Many of you know my Aunt Becky. The best part about "AUNT" Becky, is that our relationship is just about as far from aunt/niece as I've ever seen.
Through my life she's been my stand in mother, my big sister, my best friend and my worst enemy. She's been there for each of my births, and was the natural choice to be there for the transfer of this pregnancy. She's expected to be present for this birth as well. Because how could I ever expect to do something so BIG with my life without her being right there for me?
Today Becky sent me this link to this story about a baby born on Valentine's day via surrogacy. I read it. I cried. I realized I had forgotten just how special what I am doing here is.
I'm lucky to have found a network of other surrogates to share this experience with. I'm lucky my friends and family accept my choice so openly and totally. I'm just lucky.

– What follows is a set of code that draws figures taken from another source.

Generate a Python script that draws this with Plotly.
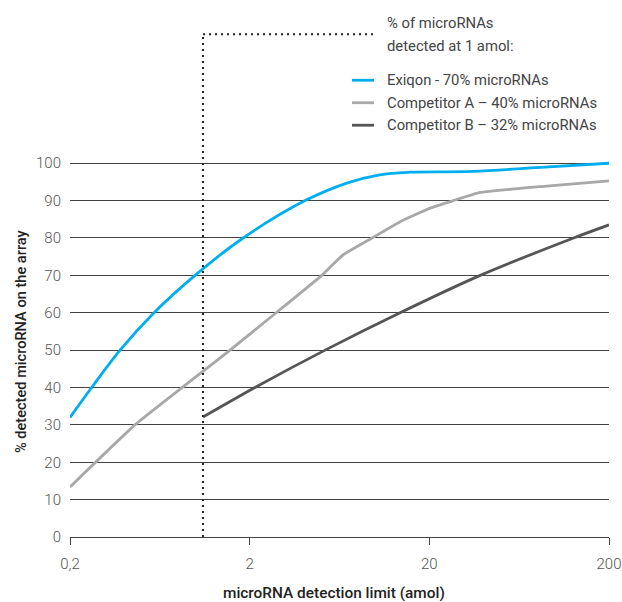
import math
import plotly.graph_objects as go

# ---- data ----
exiqon_x = [0.2, 0.264, 0.380, 0.587, 0.993, 1.84, 4.07, 6.95, 10.6, 15.6, 35, 83, 200]
exiqon_y = [32, 40, 50, 60, 70, 80, 90, 94.7, 96.9, 97.6, 97.8, 98.9, 100]

compA_x = [0.2, 0.46, 1.556, 5.04, 6.62, 9.6, 13.7, 20.2, 27.2, 38.4, 90, 200]
compA_y = [13.4, 30, 50, 70, 75.5, 80, 84.3, 88, 90, 92.2, 93.9, 95.3]

compB_x = [1.1, 2.14, 5.26, 13.75, 38.4, 127, 200]
compB_y = [32.1, 40, 50, 60, 70, 80, 83.5]

x_tickvals = [0.2, 2, 20, 200]
x_ticktext = ["0,2", "2", "20", "200"]
y_tickvals = list(range(0, 101, 10))

detect_limit = 1.1   # dotted marker "detected at 1 amol"
dotted_end_x = 10

legend_header = ["% of microRNAs", "detected at 1 amol:"]
legend_labels = ["Exiqon - 70% microRNAs",
                 "Competitor A \u2013 40% microRNAs",
                 "Competitor B \u2013 32% microRNAs"]
colors = ["#00AEEF", "#A8A8AA", "#555555"]

FONT = "Roboto"
PLOT_L, PLOT_W, PLOT_B, PLOT_H = 70, 539, 537, 376.2


def px(xpix):
    return (xpix - PLOT_L) / PLOT_W


def py(ypix):
    return (PLOT_B - ypix) / PLOT_H


fig = go.Figure()
series = [(exiqon_x, exiqon_y, "spline", 1.0),
          (compA_x, compA_y, "spline", 0.35),
          (compB_x, compB_y, "spline", 0.8)]
for (xs, ys, shape, sm), name, c in zip(series, legend_labels, colors):
    fig.add_trace(go.Scatter(x=xs, y=ys, mode="lines", name=name,
                             line=dict(color=c, width=2.8, shape=shape, smoothing=sm),
                             showlegend=False, hoverinfo="skip"))

# dotted marker line (vertical then horizontal to legend)
dot_line = dict(color="#222222", width=2, dash="2px,4px")
fig.add_shape(type="line", xref="x", yref="paper", x0=detect_limit, x1=detect_limit,
              y0=0, y1=py(34), line=dot_line)
fig.add_shape(type="line", xref="x", yref="paper", x0=detect_limit, x1=dotted_end_x,
              y0=py(34), y1=py(34), line=dot_line)

# manual legend
LEG_FONT = dict(family=FONT, size=14.8, color="#444444")
for yy, txt in zip([23, 46], legend_header):
    fig.add_annotation(xref="paper", yref="paper", x=px(385), y=py(yy),
                       text=txt, showarrow=False, xanchor="left", yanchor="middle",
                       align="left", font=LEG_FONT)
for yy, name, c in zip([80, 102.5, 125], legend_labels, colors):
    fig.add_shape(type="line", xref="paper", yref="paper",
                  x0=px(352), x1=px(374), y0=py(yy), y1=py(yy),
                  line=dict(color=c, width=2.8))
    fig.add_annotation(xref="paper", yref="paper", x=px(385), y=py(yy),
                       text=name, showarrow=False, xanchor="left", yanchor="middle",
                       font=LEG_FONT)

# axis titles
fig.add_annotation(xref="paper", yref="paper", x=px(21), y=py(341),
                   text="% detected microRNA on the array", textangle=-90, showarrow=False,
                   xanchor="center", yanchor="middle",
                   font=dict(family=FONT, size=14.6, color="#222222", weight=500))
fig.add_annotation(xref="paper", yref="paper", x=px(333.5), y=py(593),
                   text="microRNA detection limit (amol)", showarrow=False,
                   xanchor="center", yanchor="middle",
                   font=dict(family=FONT, size=15.4, color="#222222", weight=500))

fig.update_layout(
    template="none",
    width=622, height=602,
    margin=dict(l=70, r=13, t=161, b=65, autoexpand=False),
    paper_bgcolor="white", plot_bgcolor="white",
    showlegend=False,
    font=dict(family=FONT, size=14, color="#555555"),
)
fig.update_xaxes(type="log", range=[math.log10(0.2), math.log10(200)],
                 tickvals=x_tickvals, ticktext=x_ticktext, automargin=False,
                 showgrid=False, zeroline=False,
                 showline=True, linecolor="#444444", linewidth=1,
                 ticks="outside", ticklen=7, tickcolor="#444444", tickwidth=1,
                 ticklabelstandoff=6,
                 tickfont=dict(family=FONT, size=15, color="#555555", weight=300))
fig.update_yaxes(range=[0, 100.6], tickvals=y_tickvals, automargin=False,
                 showgrid=True, gridcolor="#444444", gridwidth=1,
                 zeroline=False, showline=False, ticks="",
                 ticklabelstandoff=8,
                 tickfont=dict(family=FONT, size=15, color="#555555", weight=300))

fig.write_html("out.html", config={"displayModeBar": False},
               post_script="document.body.style.margin='0';document.body.style.padding='0';")
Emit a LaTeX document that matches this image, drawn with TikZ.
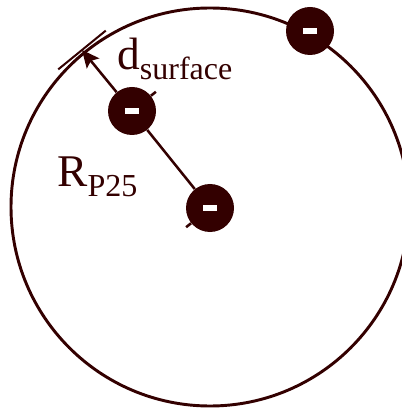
\documentclass[tikz,border=0pt]{standalone}
\usepackage{fontspec}
\setmainfont{Liberation Serif}
\usetikzlibrary{arrows.meta,calc}
\definecolor{inkmaroon}{RGB}{51,0,0}
\newcommand{\chargesign}{\textcolor{white}{\rule[-2.25pt]{10.5pt}{4.5pt}}}
\newcommand{\sublabel}[2]{{\fontsize{34}{40}\selectfont #1}\raisebox{-7.5pt}{\fontsize{24}{28}\selectfont #2}}

\begin{document}
\begin{tikzpicture}[x=0.75pt,y=-0.75pt,
 charge/.style={circle,fill=inkmaroon,inner sep=0pt,minimum size=36pt},
 wire/.style={draw=inkmaroon,line width=1.9pt},
 lbl/.style={anchor=base west,inner sep=0pt,text=inkmaroon}]
\useasboundingbox (0,0) rectangle (401,409);
\coordinate (o) at (210,207);
\draw[inkmaroon,line width=2.2pt] (o) circle[radius=199];
\node[charge] (c) at (210,208) {\chargesign};
\node[charge] (p) at (132,111) {\chargesign};
\node[charge] (q) at (310,31) {\chargesign};
\coordinate (s) at (82,50);
\coordinate (ctick) at ($(c.center)!23pt!90:(p.center)$);
\coordinate (ptick) at ($(p.center)!23pt!90:(c.center)$);
\coordinate (sa) at ($(s)!23pt!90:(o)$);
\coordinate (sb) at ($(s)!23pt!-90:(o)$);
\draw[wire] (c) -- (p);
\draw[wire,-{Stealth[length=13pt,width=12pt,inset=2.5pt]}] (p) -- (s);
\draw[wire] (c) -- (ctick);
\draw[wire] (p) -- (ptick);
\draw[wire,line width=1.5pt] (sa) -- (sb);
\node[lbl] (dlab) at (117,70) {\sublabel{d}{surface}};
\node[lbl] (rlab) at (57,187) {\sublabel{R}{P25}};
\end{tikzpicture}
\end{document}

But all this luck and easy pregnancy have lead me to be very comfortable with and close to surrogacy. The end result is that I tend to think of surrogacy as something everyone does. Everyday. In every state.
That's not the reality though. What is happening here is unique. It is special. It's life changing and Earth moving. It's a beautiful example of science in action. It's a textbook lesson in love.
I tend to not think myself anything or anyone special for what I'm doing. I like being pregnant. I love having babies. This just made sense for me to do. But, this is special. Humility aside, I think I should try to remember that.